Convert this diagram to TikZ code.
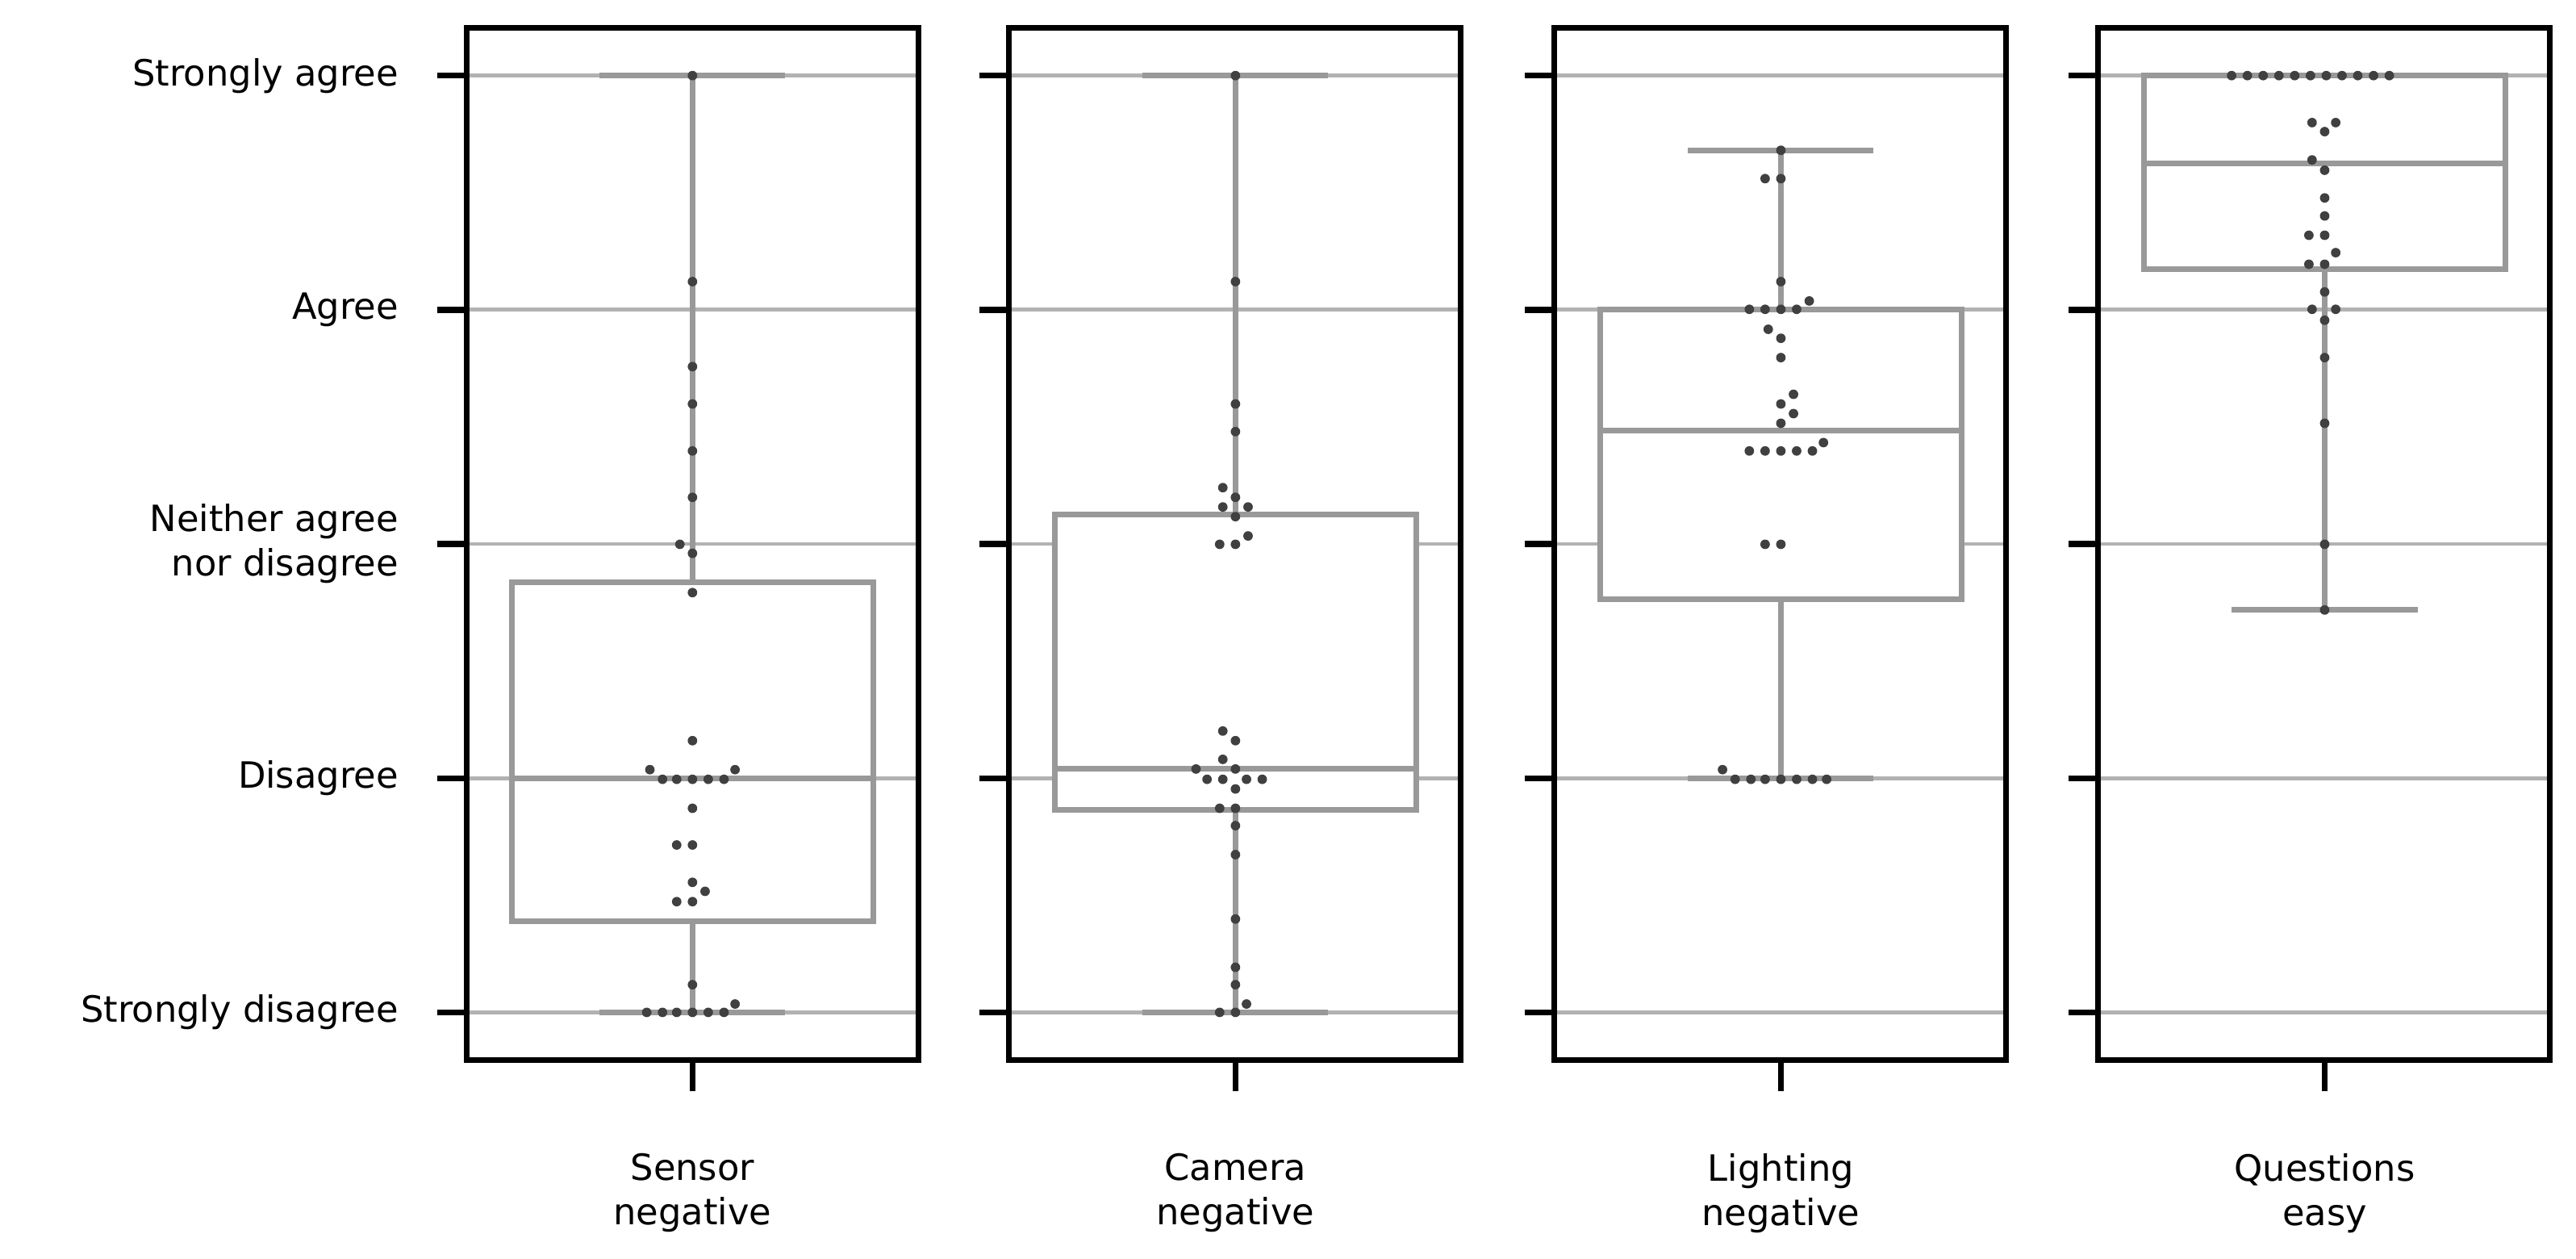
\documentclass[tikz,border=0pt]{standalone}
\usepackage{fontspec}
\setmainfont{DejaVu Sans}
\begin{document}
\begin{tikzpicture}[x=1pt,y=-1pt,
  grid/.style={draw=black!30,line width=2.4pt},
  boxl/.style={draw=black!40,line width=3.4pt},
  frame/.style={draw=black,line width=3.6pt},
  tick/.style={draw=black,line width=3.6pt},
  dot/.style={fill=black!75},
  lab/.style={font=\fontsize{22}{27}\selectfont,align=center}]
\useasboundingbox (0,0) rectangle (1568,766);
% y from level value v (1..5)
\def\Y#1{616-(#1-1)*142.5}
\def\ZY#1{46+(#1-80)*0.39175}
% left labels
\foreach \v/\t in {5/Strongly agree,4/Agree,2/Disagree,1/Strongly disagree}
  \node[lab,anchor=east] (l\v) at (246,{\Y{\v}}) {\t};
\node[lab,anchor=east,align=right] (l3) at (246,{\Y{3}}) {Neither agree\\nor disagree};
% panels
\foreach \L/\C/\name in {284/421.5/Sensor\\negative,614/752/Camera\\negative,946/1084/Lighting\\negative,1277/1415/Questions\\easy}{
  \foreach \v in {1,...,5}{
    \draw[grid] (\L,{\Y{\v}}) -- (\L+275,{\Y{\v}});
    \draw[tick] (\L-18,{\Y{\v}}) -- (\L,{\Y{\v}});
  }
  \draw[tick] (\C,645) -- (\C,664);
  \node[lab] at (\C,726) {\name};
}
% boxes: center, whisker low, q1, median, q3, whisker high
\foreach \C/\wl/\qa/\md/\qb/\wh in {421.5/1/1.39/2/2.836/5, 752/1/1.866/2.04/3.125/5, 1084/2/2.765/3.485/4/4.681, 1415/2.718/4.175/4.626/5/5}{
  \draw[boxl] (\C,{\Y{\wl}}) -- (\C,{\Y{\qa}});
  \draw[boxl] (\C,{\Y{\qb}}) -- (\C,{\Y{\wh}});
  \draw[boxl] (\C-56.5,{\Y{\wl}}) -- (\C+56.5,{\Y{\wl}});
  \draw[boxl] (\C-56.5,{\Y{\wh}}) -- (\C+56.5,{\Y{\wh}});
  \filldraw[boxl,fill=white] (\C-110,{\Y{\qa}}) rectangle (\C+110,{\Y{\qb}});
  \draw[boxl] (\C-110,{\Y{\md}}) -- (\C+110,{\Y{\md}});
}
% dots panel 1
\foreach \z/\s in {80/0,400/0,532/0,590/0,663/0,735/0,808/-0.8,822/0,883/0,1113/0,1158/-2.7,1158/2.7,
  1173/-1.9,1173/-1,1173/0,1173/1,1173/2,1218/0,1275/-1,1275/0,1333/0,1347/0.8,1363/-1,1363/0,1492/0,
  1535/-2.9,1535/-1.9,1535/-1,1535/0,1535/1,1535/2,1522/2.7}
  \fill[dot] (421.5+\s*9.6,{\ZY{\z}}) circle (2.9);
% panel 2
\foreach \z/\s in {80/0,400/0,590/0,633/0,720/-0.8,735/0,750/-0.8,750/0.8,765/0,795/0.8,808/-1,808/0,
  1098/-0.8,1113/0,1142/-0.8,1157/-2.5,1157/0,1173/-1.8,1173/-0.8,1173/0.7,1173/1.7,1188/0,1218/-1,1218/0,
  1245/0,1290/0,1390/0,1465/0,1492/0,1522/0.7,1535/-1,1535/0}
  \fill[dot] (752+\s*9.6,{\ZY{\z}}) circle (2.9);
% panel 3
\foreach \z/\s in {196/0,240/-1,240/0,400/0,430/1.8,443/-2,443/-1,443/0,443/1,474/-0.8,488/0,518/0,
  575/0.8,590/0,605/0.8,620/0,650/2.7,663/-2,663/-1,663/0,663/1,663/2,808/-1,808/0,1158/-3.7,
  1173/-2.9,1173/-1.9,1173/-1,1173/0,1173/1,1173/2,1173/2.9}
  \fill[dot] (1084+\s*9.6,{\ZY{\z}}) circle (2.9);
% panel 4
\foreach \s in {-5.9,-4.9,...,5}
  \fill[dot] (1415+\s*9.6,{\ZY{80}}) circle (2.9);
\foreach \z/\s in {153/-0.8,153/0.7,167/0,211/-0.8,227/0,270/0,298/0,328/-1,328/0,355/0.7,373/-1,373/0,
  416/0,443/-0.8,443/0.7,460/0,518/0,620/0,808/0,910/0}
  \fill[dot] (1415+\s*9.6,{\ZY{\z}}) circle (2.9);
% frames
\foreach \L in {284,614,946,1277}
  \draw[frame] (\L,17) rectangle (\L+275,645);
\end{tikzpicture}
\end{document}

##############################

→ Task instructions
Return each line of the data, keeping its wording exact and omitting pictures.

→ Response
Convert this diagram to TikZ code.
\documentclass[tikz,border=0pt]{standalone}
\usepackage{fontspec}
\setmainfont{DejaVu Sans}
\begin{document}
\begin{tikzpicture}[x=1pt,y=-1pt,
  grid/.style={draw=black!30,line width=2.4pt},
  boxl/.style={draw=black!40,line width=3.4pt},
  frame/.style={draw=black,line width=3.6pt},
  tick/.style={draw=black,line width=3.6pt},
  dot/.style={fill=black!75},
  lab/.style={font=\fontsize{22}{27}\selectfont,align=center}]
\useasboundingbox (0,0) rectangle (1568,766);
% y from level value v (1..5)
\def\Y#1{616-(#1-1)*142.5}
\def\ZY#1{46+(#1-80)*0.39175}
% left labels
\foreach \v/\t in {5/Strongly agree,4/Agree,2/Disagree,1/Strongly disagree}
  \node[lab,anchor=east] (l\v) at (246,{\Y{\v}}) {\t};
\node[lab,anchor=east,align=right] (l3) at (246,{\Y{3}}) {Neither agree\\nor disagree};
% panels
\foreach \L/\C/\name in {284/421.5/Sensor\\negative,614/752/Camera\\negative,946/1084/Lighting\\negative,1277/1415/Questions\\easy}{
  \foreach \v in {1,...,5}{
    \draw[grid] (\L,{\Y{\v}}) -- (\L+275,{\Y{\v}});
    \draw[tick] (\L-18,{\Y{\v}}) -- (\L,{\Y{\v}});
  }
  \draw[tick] (\C,645) -- (\C,664);
  \node[lab] at (\C,726) {\name};
}
% boxes: center, whisker low, q1, median, q3, whisker high
\foreach \C/\wl/\qa/\md/\qb/\wh in {421.5/1/1.39/2/2.836/5, 752/1/1.866/2.04/3.125/5, 1084/2/2.765/3.485/4/4.681, 1415/2.718/4.175/4.626/5/5}{
  \draw[boxl] (\C,{\Y{\wl}}) -- (\C,{\Y{\qa}});
  \draw[boxl] (\C,{\Y{\qb}}) -- (\C,{\Y{\wh}});
  \draw[boxl] (\C-56.5,{\Y{\wl}}) -- (\C+56.5,{\Y{\wl}});
  \draw[boxl] (\C-56.5,{\Y{\wh}}) -- (\C+56.5,{\Y{\wh}});
  \filldraw[boxl,fill=white] (\C-110,{\Y{\qa}}) rectangle (\C+110,{\Y{\qb}});
  \draw[boxl] (\C-110,{\Y{\md}}) -- (\C+110,{\Y{\md}});
}
% dots panel 1
\foreach \z/\s in {80/0,400/0,532/0,590/0,663/0,735/0,808/-0.8,822/0,883/0,1113/0,1158/-2.7,1158/2.7,
  1173/-1.9,1173/-1,1173/0,1173/1,1173/2,1218/0,1275/-1,1275/0,1333/0,1347/0.8,1363/-1,1363/0,1492/0,
  1535/-2.9,1535/-1.9,1535/-1,1535/0,1535/1,1535/2,1522/2.7}
  \fill[dot] (421.5+\s*9.6,{\ZY{\z}}) circle (2.9);
% panel 2
\foreach \z/\s in {80/0,400/0,590/0,633/0,720/-0.8,735/0,750/-0.8,750/0.8,765/0,795/0.8,808/-1,808/0,
  1098/-0.8,1113/0,1142/-0.8,1157/-2.5,1157/0,1173/-1.8,1173/-0.8,1173/0.7,1173/1.7,1188/0,1218/-1,1218/0,
  1245/0,1290/0,1390/0,1465/0,1492/0,1522/0.7,1535/-1,1535/0}
  \fill[dot] (752+\s*9.6,{\ZY{\z}}) circle (2.9);
% panel 3
\foreach \z/\s in {196/0,240/-1,240/0,400/0,430/1.8,443/-2,443/-1,443/0,443/1,474/-0.8,488/0,518/0,
  575/0.8,590/0,605/0.8,620/0,650/2.7,663/-2,663/-1,663/0,663/1,663/2,808/-1,808/0,1158/-3.7,
  1173/-2.9,1173/-1.9,1173/-1,1173/0,1173/1,1173/2,1173/2.9}
  \fill[dot] (1084+\s*9.6,{\ZY{\z}}) circle (2.9);
% panel 4
\foreach \s in {-5.9,-4.9,...,5}
  \fill[dot] (1415+\s*9.6,{\ZY{80}}) circle (2.9);
\foreach \z/\s in {153/-0.8,153/0.7,167/0,211/-0.8,227/0,270/0,298/0,328/-1,328/0,355/0.7,373/-1,373/0,
  416/0,443/-0.8,443/0.7,460/0,518/0,620/0,808/0,910/0}
  \fill[dot] (1415+\s*9.6,{\ZY{\z}}) circle (2.9);
% frames
\foreach \L in {284,614,946,1277}
  \draw[frame] (\L,17) rectangle (\L+275,645);
\end{tikzpicture}
\end{document}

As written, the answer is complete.